Marta Freixa(1), João Bettencourt Abreu(2), Diana Buendía Palacios(1), Joana Barbosa Rodrigues(1), André Ferreira Simões(3), Sara Úria(1), Glória Nunes da Silva(1)
INTRODUÇÃO: A Febre Q é uma zoonose causada pela Coxiella burnetti e ocorre principalmente pela inalação de aerossóis ou poeiras que contém esporos do agente resultantes do contacto directo com animais infectados e os seus produtos ou com o ambiente contaminado por estes. Caracteriza-se por um amplo espectro de manifestações clínicas, desde formas assintomáticas até síndromes febris mais ou menos prolongados, com ou sem focalizações. Dever-se-á considerar a sua suspeita no diagnóstico diferencial de febre de origem indeterminada.

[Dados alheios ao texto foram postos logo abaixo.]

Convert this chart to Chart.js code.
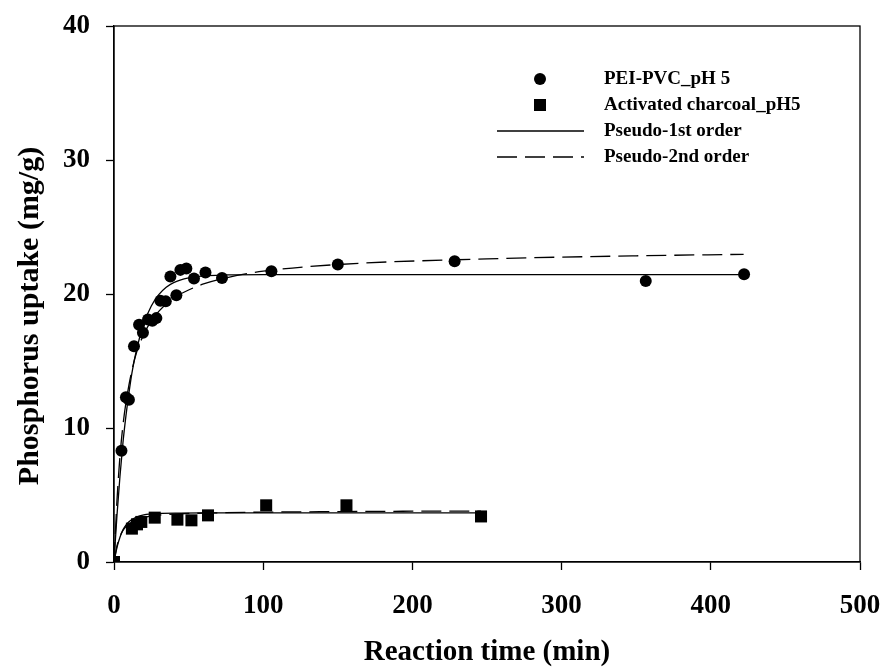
<!DOCTYPE html>
<html>
<head>
<meta charset="utf-8">
<script src="https://cdn.jsdelivr.net/npm/chart.js@4.4.1/dist/chart.umd.min.js"></script>
<style>
  html, body { margin: 0; padding: 0; background: #fff; }
  #wrap { width: 884px; height: 670px; }
</style>
</head>
<body>
<div id="wrap"><canvas id="kinetics" width="884" height="670"></canvas></div>
<script>
// measured points, PEI-PVC at pH 5
const peiTime = [0, 5, 8, 10, 13.4, 16.8, 19.4, 22.8, 25.7, 28.4, 31.1, 34.7, 37.8, 41.8, 44.5, 48.5, 53.6, 61.3, 72.4, 105.5, 150, 228.3, 356.4, 422.3];
const peiUptake = [0, 8.3, 12.3, 12.1, 16.1, 17.7, 17.1, 18.1, 18.0, 18.2, 19.5, 19.45, 21.3, 19.9, 21.8, 21.9, 21.15, 21.6, 21.2, 21.7, 22.2, 22.44, 20.97, 21.47];

// measured points, activated charcoal at pH 5
const acTime = [0, 12, 15.4, 18.3, 27.3, 42.5, 51.9, 63, 102, 155.8, 246];
const acUptake = [0, 2.49, 2.81, 2.99, 3.31, 3.16, 3.11, 3.48, 4.23, 4.23, 3.4];

// fitted curves
const fitTimePei = [0, 2, 4, 6, 8, 10, 12, 15, 20, 25, 30, 35, 40, 50, 60, 75, 100, 150, 250, 350, 422];
const pei1st = [0, 3.5, 6.4, 8.9, 10.9, 12.6, 14.1, 15.8, 17.8, 19.1, 19.95, 20.5, 20.85, 21.2, 21.35, 21.42, 21.45, 21.45, 21.45, 21.45, 21.45];
const pei2nd = [0, 4.6, 7.9, 10.2, 11.9, 13.2, 14.3, 15.6, 17.0, 18.0, 18.7, 19.25, 19.7, 20.3, 20.75, 21.2, 21.7, 22.2, 22.62, 22.85, 22.96];

const fitTimeAc = [0, 2, 4, 6, 8, 10, 15, 20, 30, 45, 60, 100, 150, 200, 246];
const ac1st = [0, 1.1, 1.85, 2.4, 2.75, 3.0, 3.35, 3.52, 3.62, 3.65, 3.66, 3.66, 3.66, 3.66, 3.66];
const ac2nd = [0, 1.2, 1.9, 2.35, 2.65, 2.85, 3.15, 3.33, 3.5, 3.6, 3.65, 3.72, 3.76, 3.79, 3.8];

const xTicks = [0, 100, 200, 300, 400, 500];
const yTicks = [0, 10, 20, 30, 40];

const legendLabels = ['PEI-PVC_pH 5', 'Activated charcoal_pH5', 'Pseudo-1st order', 'Pseudo-2nd order'];
const yTitle = 'Phosphorus uptake (mg/g)';

function pairs(xs, ys) {
  return xs.map(function (x, i) { return { x: x, y: ys[i] }; });
}

const SERIF = "'Liberation Serif', 'Times New Roman', serif";
const DASH = [20, 8];

// plot box on all four sides, plus the y title (sits a bit below centre)
const frameBox = {
  id: 'frameBox',
  afterDatasetsDraw: function (chart) {
    const a = chart.chartArea;
    const ctx = chart.ctx;
    ctx.save();
    ctx.strokeStyle = '#000';
    ctx.lineWidth = 1.3;
    ctx.strokeRect(a.left, a.top, a.right - a.left, a.bottom - a.top);
    ctx.translate(30, 316);
    ctx.rotate(-Math.PI / 2);
    ctx.fillStyle = '#000';
    ctx.font = 'bold 30px ' + SERIF;
    ctx.textAlign = 'center';
    ctx.textBaseline = 'middle';
    ctx.fillText(yTitle, 0, 0);
    ctx.restore();
  }
};

// legend: two markers and two line samples, stacked
const sideLegend = {
  id: 'sideLegend',
  afterDraw: function (chart) {
    const ctx = chart.ctx;
    const textX = 604;
    const rows = [79, 105, 131, 157];
    ctx.save();
    ctx.fillStyle = '#000';
    ctx.strokeStyle = '#000';
    ctx.font = 'bold 19px ' + SERIF;
    ctx.textBaseline = 'middle';
    ctx.textAlign = 'left';
    legendLabels.forEach(function (label, i) {
      ctx.fillText(label, textX, rows[i]);
    });
    ctx.beginPath();
    ctx.arc(540, rows[0], 6, 0, Math.PI * 2);
    ctx.fill();
    ctx.fillRect(534, rows[1] - 6, 12, 12);
    ctx.lineWidth = 1.3;
    ctx.beginPath();
    ctx.moveTo(497, rows[2]);
    ctx.lineTo(584, rows[2]);
    ctx.stroke();
    ctx.setLineDash(DASH);
    ctx.beginPath();
    ctx.moveTo(497, rows[3]);
    ctx.lineTo(584, rows[3]);
    ctx.stroke();
    ctx.restore();
  }
};

function fitLine(data, dashed) {
  return {
    data: data,
    showLine: true,
    pointRadius: 0,
    borderColor: '#000',
    borderWidth: 1.3,
    borderDash: dashed ? DASH : [],
    cubicInterpolationMode: 'monotone',
    fill: false
  };
}

const ctx = document.getElementById('kinetics').getContext('2d');
new Chart(ctx, {
  type: 'scatter',
  data: {
    datasets: [
      fitLine(pairs(fitTimePei, pei1st), false),
      fitLine(pairs(fitTimePei, pei2nd), true),
      fitLine(pairs(fitTimeAc, ac1st), false),
      fitLine(pairs(fitTimeAc, ac2nd), true),
      {
        data: pairs(peiTime, peiUptake),
        pointStyle: 'circle',
        pointRadius: 6,
        backgroundColor: '#000',
        borderColor: '#000',
        borderWidth: 0
      },
      {
        data: pairs(acTime, acUptake),
        pointStyle: 'rect',
        pointRadius: 8.5,
        backgroundColor: '#000',
        borderColor: '#000',
        borderWidth: 0
      }
    ]
  },
  options: {
    responsive: false,
    animation: false,
    layout: { padding: { top: 26, right: 24, left: 0, bottom: 0 } },
    plugins: {
      legend: { display: false },
      tooltip: { enabled: false }
    },
    scales: {
      x: {
        type: 'linear',
        min: 0,
        max: 500,
        afterFit: function (s) {
          s.height = 108;
          s.paddingLeft = 0;
          s.paddingRight = 0;
        },
        afterBuildTicks: function (s) { s.ticks = xTicks.map(function (v) { return { value: v }; }); },
        grid: { drawOnChartArea: false, tickLength: 8, tickColor: '#000', tickWidth: 1.3 },
        border: { display: true, color: '#000', width: 1.3 },
        ticks: {
          color: '#000',
          padding: 20,
          maxRotation: 0,
          font: { family: SERIF, size: 27, weight: 'bold' }
        },
        title: {
          display: true,
          text: 'Reaction time (min)',
          color: '#000',
          padding: { top: 0, bottom: 0 },
          font: { family: SERIF, size: 29, weight: 'bold' }
        }
      },
      y: {
        type: 'linear',
        min: 0,
        max: 40,
        afterFit: function (s) {
          s.width = 114;
          s.paddingTop = 0;
          s.paddingBottom = 0;
        },
        afterBuildTicks: function (s) { s.ticks = yTicks.map(function (v) { return { value: v }; }); },
        grid: { drawOnChartArea: false, tickLength: 8, tickColor: '#000', tickWidth: 1.3 },
        border: { display: true, color: '#000', width: 1.3 },
        ticks: {
          color: '#000',
          padding: 16,
          font: { family: SERIF, size: 27, weight: 'bold' }
        }
      }
    }
  },
  plugins: [frameBox, sideLegend]
});
</script>
</body>
</html>
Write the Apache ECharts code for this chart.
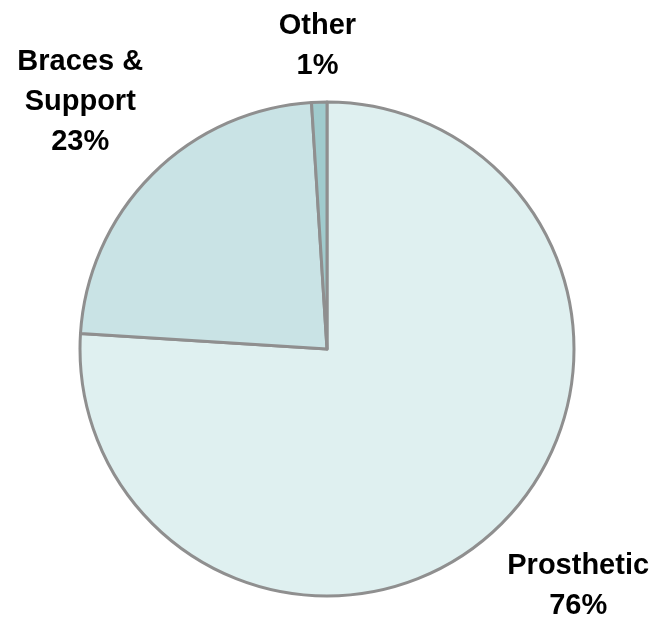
<!DOCTYPE html>
<html>
<head>
<meta charset="utf-8">
<script src="https://cdn.jsdelivr.net/npm/echarts@6/dist/echarts.min.js"></script>
<style>
  html, body { margin: 0; padding: 0; background: #ffffff; }
  #chart { width: 656px; height: 621px; }
</style>
</head>
<body>
<div id="chart"></div>
<script>
// Product categories and their share of the total (percent)
const categories = ['Prosthetic', 'Braces &\nSupport', 'Other'];
const shares = [76, 23, 1];
const sliceColors = ['#dff0f0', '#c9e3e5', '#a0cbcd'];

// Pie geometry
const CENTER = [327, 349];
const RADIUS = 247;
// Radial distance of each label block from the centre, plus a small nudge
const labelDistance = [345, 349, 303];
const labelNudge = [[15, -14], [0, 0], [0, 0]];

const total = shares.reduce((a, b) => a + b, 0);

const chart = echarts.init(document.getElementById('chart'), null, { renderer: 'canvas' });

chart.setOption({
  animation: false,
  backgroundColor: '#ffffff',
  series: [{
    type: 'pie',
    center: CENTER,
    radius: RADIUS,
    startAngle: 90,
    clockwise: true,
    data: categories.map((name, i) => ({
      name: name,
      value: shares[i],
      itemStyle: { color: sliceColors[i] }
    })),
    itemStyle: { borderColor: '#8f8f8f', borderWidth: 3 },
    emphasis: { disabled: true },
    label: {
      show: true,
      position: 'outside',
      alignTo: 'none',
      overflow: 'none',
      formatter: p => p.name + '\n' + p.value + '%',
      fontFamily: 'Liberation Sans, Arial, sans-serif',
      fontWeight: 'bold',
      fontSize: 29,
      lineHeight: 40,
      color: '#000000',
      align: 'center'
    },
    labelLine: { show: false },
    labelLayout: function (params) {
      const i = params.dataIndex;
      let before = 0;
      for (let k = 0; k < i; k++) before += shares[k];
      const mid = (before + shares[i] / 2) / total * Math.PI * 2;
      const d = labelDistance[i];
      return {
        x: CENTER[0] + Math.sin(mid) * d + labelNudge[i][0],
        y: CENTER[1] - Math.cos(mid) * d + labelNudge[i][1],
        align: 'center',
        verticalAlign: 'middle',
        width: 200
      };
    }
  }]
});
</script>
</body>
</html>
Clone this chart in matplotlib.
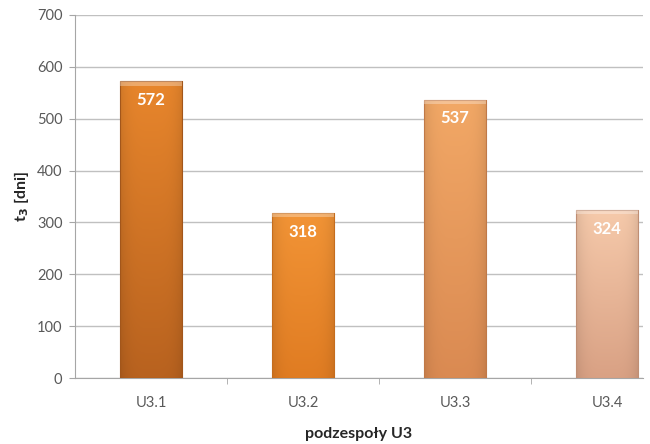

CASO CLÍNICO: Homem 57 anos, hipertenso, diabético e obeso, encontrava-se desde há 3 dias com mialgias, coriza e febre. Por dor pré-cordial com irradiação para o hipocôndrio esquerdo recorre ao Serviço de Urgência. Aqui encontrava-se sudorético mas apirético, com SpO2 88%, PaO2 60 mmHg em ar ambiente, auscultação cardio-pulmonar sem alterações e sem alterações cutâneas nomeadamente exantema. Laboratorialmente sem leucocitose, proteína C-reactiva (PCR) 7,72 mg/dL, trombocitopénia 81x10^9/L plaquetas, d-dímeros 0,59 ug/dL e troponina normal. Por suspeita de tromboembolismo pulmonar realiza angio-TC tórax que exclui, com apenas evidência de adenopatias hilares. É internado e, admitida infecção respiratória baixa, é iniciada antibioterapia (AB) com amoxicilina/ácido clavulânico e azitromicina, alterada ao 4º dia para ceftriaxone por persistência de febre e agravamento dos parâmetros inflamatórios (PCR 19,5 mg/dL). As hemoculturas foram negativas (incluindo micobactérias). Por persistência de febre após 15 dias de antibioterapia foram realizadas serologias HIV 1 e 2 e IGRA que foram negativos, TC toraco-abdomino-pélvica que excluiu a existência de colecções sugestivas de abcessos e a ecocardiografia excluiu endocardite infecciosa. Após revisão do contexto epidemiológico do doente (contacto com cadáveres de pássaros) foram também pedidas serologias para Chlamydia psitacci e Febre Q. Foi iniciada doxicilina (cumpriu 21 dias), com posterior apirexia, sem necessidade de oxigenioterapia e com diminuição dos parâmetros inflamatórios. As serologias para Chlamydia psitacci foram negativas e da Febre Q positivas (IgG fase I 1/16 e II 1/32; IgM fase I 1/64M e II 1/64), confirmando-se o diagnóstico de Febre Q aguda. Mantém seguimento em consulta já com repetição de serologias de Febre Q com títulos IgM em fase decrescente e IgG em fase crescente.
DISCUSSÃO: A febre prolongada sem resposta à antibioterapia e o contexto epidemiológico do doente levantaram a suspeita de possível zoonose, com serologias posteriormente positivas para infecção aguda a Coxiella burnetti. A Febre Q aguda tem bom prognóstico se diagnosticada e tratada atempadamente, tal como aconteceu neste caso. Em casos raros poderá tornar-se crónica com implicações futuras graves nomeadamente endocardite, pelo que é crucial o follow-up destes doentes.